Наш прежний опыт вкладывает нам в руки гаечные ключи от прежних конструкций, – в то время как мы перешли в заморский мир, где господствуют сварочные аппараты Патона. Наши понятия, такие как мера, вес, время, – подталкивают в какие-то загодя готовые лунки, и мы в эти моменты дежавю пытаемся нащупать понятные, человеческие вещи: черты лица, время года, поворот фигуры, в то время как та сфера, в которую мы желаем возвратиться, – или попасть, – может быть, лишена и лиц, и деревьев, и атмосферы, и просто это наше воспоминание, помня неестественную жару, трактует ее каракумским июлем, а ощущая странную безличную прелесть, подставляет под это ощущение женское лицо. Наше сознание опережает наше восприятие, расстилает ему под ноги бесконечный самотканый ковер, тогда как тому хочется ступить босой ногой на туземный пляж. Невольный метафоризм при пересказе странных, крайних вещей бытия кажется естественным и единственным способом хоть как-то освободиться от кандалов готовых понятий и образов, отягощающих руки, – сбивая их друг об друга, добиваясь искр неожиданного смысла. Но в глубине души мы не можем не знать, что образы и метафоры искусственно навязаны нами этому иному бытию и ему совершенно чужды. Там все размывается и расплывается, как в знойном мареве, расплавляется, как в разъяренном нутре тигля. Там отдельные времена и отдельных предметов теряют свои оболочки и сплавляются в один общий ком. Там будет конечно какая-то структура, и это общее время и общее пространство тоже будут отдельны по отношению к еще более общим вещам, – но нужно помнить, что наши домыслы – это только экстраполяция наружу нашего нынешнего опыта, и что, может, все и не так. Страшновато засовывать в пекло печи самое нежное и тонкое, что у нас есть – самих себя. Поэтому хочется остановиться, расставшись с пространством и временем, – к которым мы, собственно говоря, равнодушны как к нелюбимой, доставшейся по наследству, обстановке, – и нашу душу, нашу личность, попридержать для себя, утаить с рассеянным видом, пронести посвистывая мимо угрюмого кафкианского стражника с собой
Но что-то очень уж угрюмо и пристально смотрит монголоидное лицо.
63
Личность
Если теория, будто время, поверх всех различий прошлого, будущего и точки перцепции настоящего, образует некий сверкающий континуум, где мирно сосуществуют, как перед престолом Царя Небесного в Откровении Иоанна, все его аспекты, молчаливо поддерживалась Набоковым, то аналогичная версия, по которой очертания личности, как одного из аспектов какого-нибудь общего мирового духа, так же размываются в идеальном пространстве конечного абсолютного бытия, вызывала у Набокова реакцию отторжения.

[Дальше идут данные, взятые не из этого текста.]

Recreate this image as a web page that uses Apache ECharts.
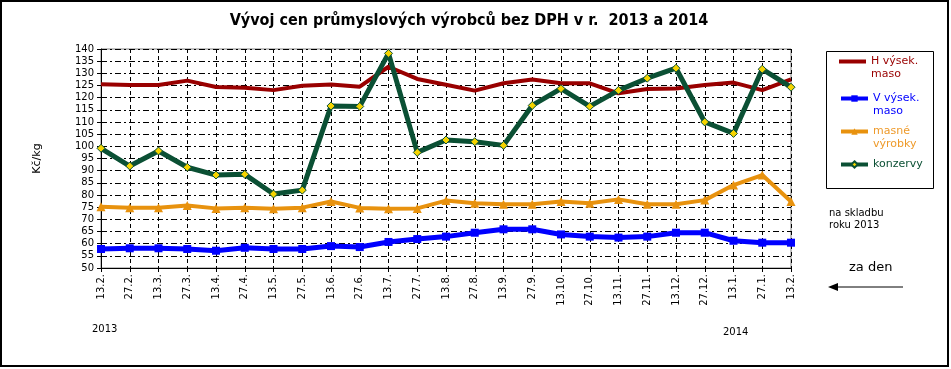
<!DOCTYPE html>
<html><head><meta charset="utf-8">
<script src="https://cdn.jsdelivr.net/npm/echarts@6/dist/echarts.min.js"></script>
<style>html,body{margin:0;padding:0;background:#fff}#c{width:951px;height:369px}</style>
</head><body><div id="c"></div>
<script>
const categories = ['13.2.','27.2.','13.3.','27.3.','13.4.','27.4.','13.5.','27.5.','13.6.','27.6.','13.7.','27.7.','13.8.','27.8.','13.9.','27.9.','13.10.','27.10.','13.11.','27.11.','13.12.','27.12.','13.1.','27.1.','13.2.'];
const hVysekMaso = [125.5,125.2,125.2,127.0,124.4,124.1,123.1,124.9,125.4,124.5,132.7,127.7,125.3,122.9,125.9,127.5,125.9,125.9,121.8,123.6,123.8,125.2,126.2,123.1,127.5];
const vVysekMaso = [57.8,58.1,58.1,57.8,57.1,58.3,57.8,57.8,59.0,58.6,60.7,61.9,62.9,64.5,65.9,65.9,63.8,62.9,62.5,62.9,64.5,64.5,61.2,60.4,60.4];
const masneVyrobky = [75.2,74.8,74.8,75.7,74.5,74.8,74.4,74.8,77.3,74.7,74.4,74.5,77.7,76.6,76.2,76.2,77.3,76.6,78.2,76.2,76.2,77.9,84.1,88.2,77.3];
const konzervy = [99.2,91.9,98.1,91.4,88.2,88.5,80.4,82.0,116.6,116.4,138.2,97.5,102.6,101.9,100.4,116.8,123.7,116.4,123.0,128.0,132.1,110.0,105.3,131.7,124.3];
const seriesNames = ['H výsek. maso','V výsek. maso','masné výrobky','konzervy'];
const yAxisTitle = 'Kč/kg';
const titleText = 'Vývoj cen průmyslových výrobců bez DPH v r.  2013 a 2014';

const FONT = 'DejaVu Sans';
const colors = {red:'#990000', blue:'#0000FF', orange:'#E8920E', green:'#0B5034', yellow:'#F5D400'};

function mkLegend(name, top, textColor, label, extra){
  return Object.assign({
    data:[name], left:839, top:top, orient:'vertical', padding:0, itemGap:0,
    itemWidth:27, itemHeight:8,
    lineStyle:{width:4},
    formatter:()=>label,
    textStyle:{fontFamily:FONT, fontSize:11, lineHeight:13, color:textColor}
  }, extra || {});
}

const chart = echarts.init(document.getElementById('c'));
chart.setOption({
  animation:false,
  backgroundColor:'#fff',
  title:{text:titleText, left:464, top:8, textAlign:'center',
    textStyle:{fontFamily:'DejaVu Sans Condensed', fontWeight:'bold', fontSize:16, color:'#000'}},
  grid:{left:101, top:49, right:160, bottom:101, show:true, borderColor:'#808080', borderWidth:1, backgroundColor:'transparent'},
  legend:[
    mkLegend(seriesNames[0], 42, colors.red, ' \nH výsek.\nmaso', {icon:'rect', itemHeight:4}),
    mkLegend(seriesNames[1], 79, colors.blue, ' \nV výsek.\nmaso'),
    mkLegend(seriesNames[2], 112, '#EE9A2A', ' \nmasné\nvýrobky'),
    mkLegend(seriesNames[3], 158, colors.green, 'konzervy')
  ],
  xAxis:{type:'category', data:categories, boundaryGap:false,
    axisLine:{lineStyle:{color:'#000', width:1}},
    axisTick:{show:true, length:4, alignWithLabel:true, lineStyle:{color:'#000'}},
    axisLabel:{rotate:90, fontFamily:FONT, fontSize:10, color:'#000', margin:6, interval:0},
    splitLine:{show:true, lineStyle:{color:'#000', type:[4,3], width:1}}
  },
  yAxis:{type:'value', min:50, max:140, interval:5,
    name:yAxisTitle, nameLocation:'middle', nameGap:58, nameRotate:90,
    nameTextStyle:{fontFamily:FONT, fontSize:11, color:'#000'},
    axisLine:{show:true, lineStyle:{color:'#000', width:1}},
    axisTick:{show:true, length:4, lineStyle:{color:'#000'}},
    axisLabel:{fontFamily:FONT, fontSize:10, color:'#000', margin:7},
    splitLine:{show:true, lineStyle:{color:'#000', type:[6,3,2,3], width:1}}
  },
  series:[
    {name:seriesNames[0], type:'line', data:hVysekMaso, symbol:'none',
      lineStyle:{color:colors.red, width:4}, itemStyle:{color:colors.red}, z:3},
    {name:seriesNames[1], type:'line', data:vVysekMaso, symbol:'rect', symbolSize:8,
      lineStyle:{color:colors.blue, width:5}, itemStyle:{color:colors.blue}, z:3},
    {name:seriesNames[2], type:'line', data:masneVyrobky, symbol:'triangle', symbolSize:9,
      lineStyle:{color:colors.orange, width:4}, itemStyle:{color:colors.orange}, z:3},
    {name:seriesNames[3], type:'line', data:konzervy, symbol:'diamond', symbolSize:8,
      lineStyle:{color:colors.green, width:5}, itemStyle:{color:colors.yellow, borderColor:colors.green, borderWidth:1}, z:4}
  ],
  graphic:[
    {type:'rect', shape:{x:1, y:1, width:947, height:365}, style:{fill:'none', stroke:'#000', lineWidth:2}, silent:true},
    {type:'rect', shape:{x:826.5, y:51.5, width:107, height:137}, style:{fill:'none', stroke:'#000', lineWidth:1}, silent:true},
    {type:'text', left:92, top:324, style:{text:'2013', font:'10px "DejaVu Sans"', fill:'#000'}},
    {type:'text', left:723, top:327, style:{text:'2014', font:'10px "DejaVu Sans"', fill:'#000'}},
    {type:'text', left:829, top:207, style:{text:'na skladbu\nroku 2013', font:'10px "DejaVu Sans"', lineHeight:12, fill:'#000'}},
    {type:'text', left:849, top:261, style:{text:'za den', font:'13px "DejaVu Sans"', fill:'#000'}},
    {type:'line', shape:{x1:836, y1:287, x2:903, y2:287}, style:{stroke:'#000', lineWidth:1}},
    {type:'polygon', shape:{points:[[828,287],[838,283],[838,291]]}, style:{fill:'#000'}}
  ]
});
</script></body></html>
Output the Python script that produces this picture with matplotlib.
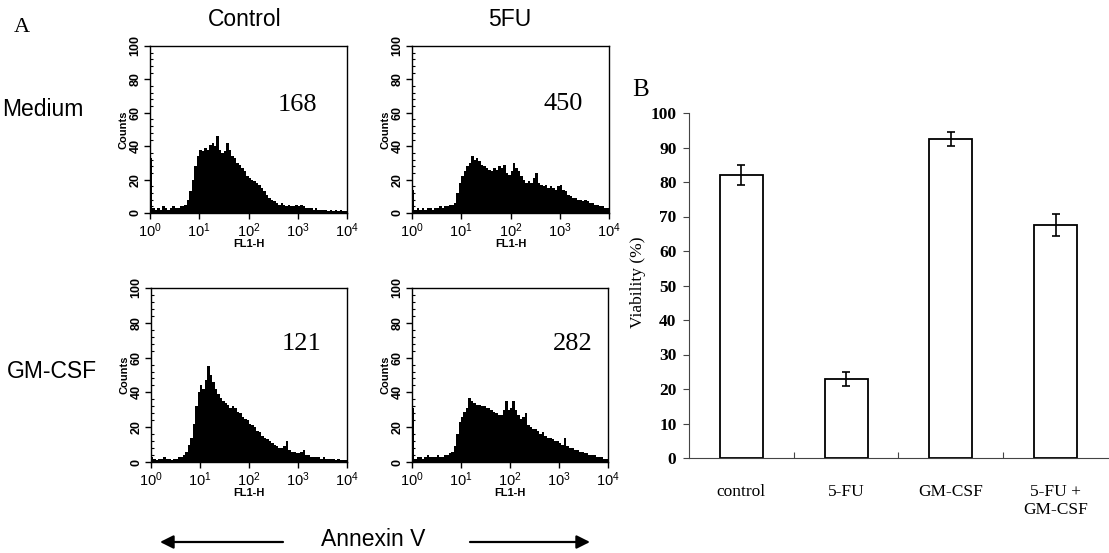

В понятии “соборности” Набоков склонен расслышать лишь “безразборность”, “неразборчивость”, в то время как все его мировоззрение строилось на избирательности. Коллектив, по Набокову, способен лишь на свальный грех, самим собой человек становится лишь один, по мере отчуждения от себя всего, что не составляет его собственно человеческих черт, – то есть по мере выявления своей индивидуальности, – а уже “с двух начинается счет, которому нет конца”. Лолита в угоду своему создателю морщится на Гумберта: “спите с мамой кучей?” Там, где человек не один, он превращается в часть кучи, он вынужден снижать степень своей индивидуальности, отказываться от своей личности, или прятать ее как “перстень с перлом в кровавом жиру акулы”, и коллективизм плох именно этим подавлением человеческого, то есть личного, в человеке, а не тиранией самой по себе. От личности Набоков не готов отречься и за порогом земного бытия, и не принимает схему мироустроения, предлагаемую христианством, хотя бы потому, что подозревает в раю безразличие к личному. “Если в небесное царство входят нищие духом, представляю себе, как там весело… Тьма кликуш, грязных монахов, много розовых близоруких душ протестантского, что ли, производства, – какая смертная скука!”. Возможность же размывания, истаивания личности даже не приходит ему в голову – потому что тогда это уже настоящий ад.